Question 6 – What does success look like for your service, and how do you assess the overall success of your service?

Please see previous response re developing a cohesive set of outcomes and associated indicator pathway to assist services in measuring and demonstrating impact on children and families.

Question 9 – For all providers, are there other ways to improve collaboration and coordination across services and systems?

The Nest enables a wide range of service providers to not only find their area of impact within the framework, but also identify secondary impacts in other areas and see opportunities for collaboration and joint working.

DSS notes in the discussion paper that “the wellbeing of children is impacted by a complex interplay of a wide array of factors – individual, community and societal”. The Nest includes a Bronfenbrenner style ecological aspect, showing how the wellbeing domains operate at the individual, family and community level. This enables services to clearly identify their areas of influence, and also to identify the factors outside their influence or control which nonetheless affect their ability to create change for a child or family. This enables better contextual working, coordination with other services, and collaboration opportunities. At the systems level, perverse incentives and systemic barriers can be identified and addressed. At the service level, organisations can identify the areas where their intervention can have impact, and the associated factors that a family or child which will support or hinder that impact. At the individual level, practitioners can work with families to identify ways to address these factors outside the service’s remit through collaboration, referral to related services, or self-directed family action.
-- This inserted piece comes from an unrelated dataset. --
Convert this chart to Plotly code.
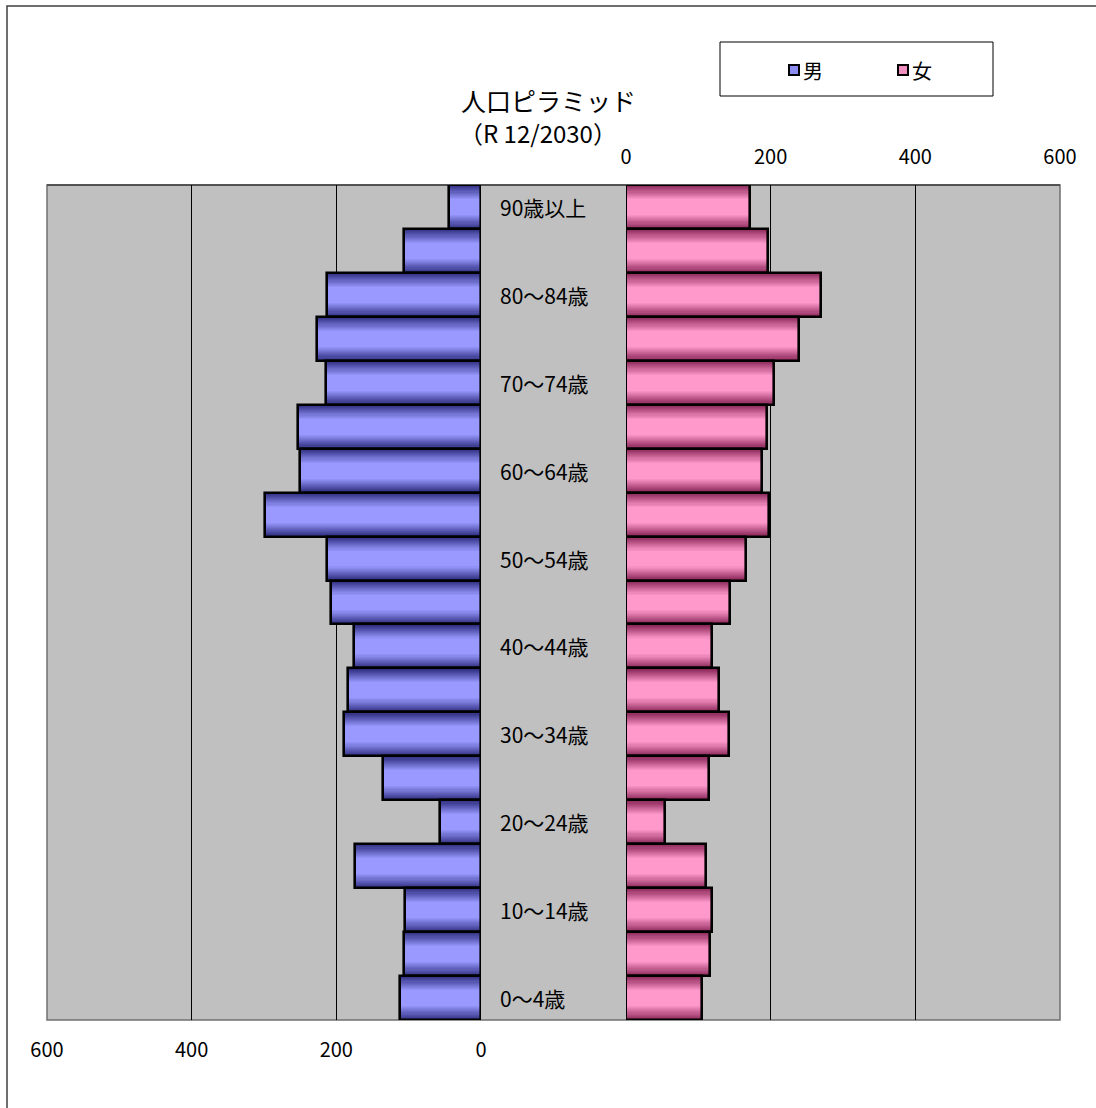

The discussion paper raises the importance of supporting the ability of local communities to receive relevant data and influence the services being delivered in their local area to ensure service delivery best meets local community needs. ARACY would draw attention to the recent grant by the Australian Research Data Commons to support the development of an Australian National Child Health and Development Atlas (ANCHDA). By a consortium of organisations led by Telethon Kids. This project will build on the data work done by Queensland and Western Australia, among others, to create a data resource that can drill down to SA2 level to support local needs assessment and service planning.

Question 11 – Aside from additional funding, how can the department best work with you to support innovation in your services while maintaining a commitment to existing service delivery?

The best way to support innovation within service organisations is to actively fund for evaluation and core costs. So often core business costs and evaluation activities are deliberately excluded from or minimised in funding. When organisations cannot identify the elements that make a program or intervention successful, there is no evidence base on which to build or experiment. Supporting service organisations by allocating a percentage or allowance for core costs enables an organisation’s capacity to innovate using the data gained through evaluation.

ARACY’s What works 4 Kids website (currently unfunded) provided a comprehensive list of programs which were ranked by their evidence base, supporting wise investment by funders and service providers, and supporting innovation by identifying gaps and opportunities.

A current project, funded by The Ian Potter Foundation, is the first stage of a research agenda for early childhood, the Great to Eight program. This seeks to identify gaps and opportunities, reduce duplication, and assist funders of all kinds to make wise investments throughout the research, development and implementation continuum.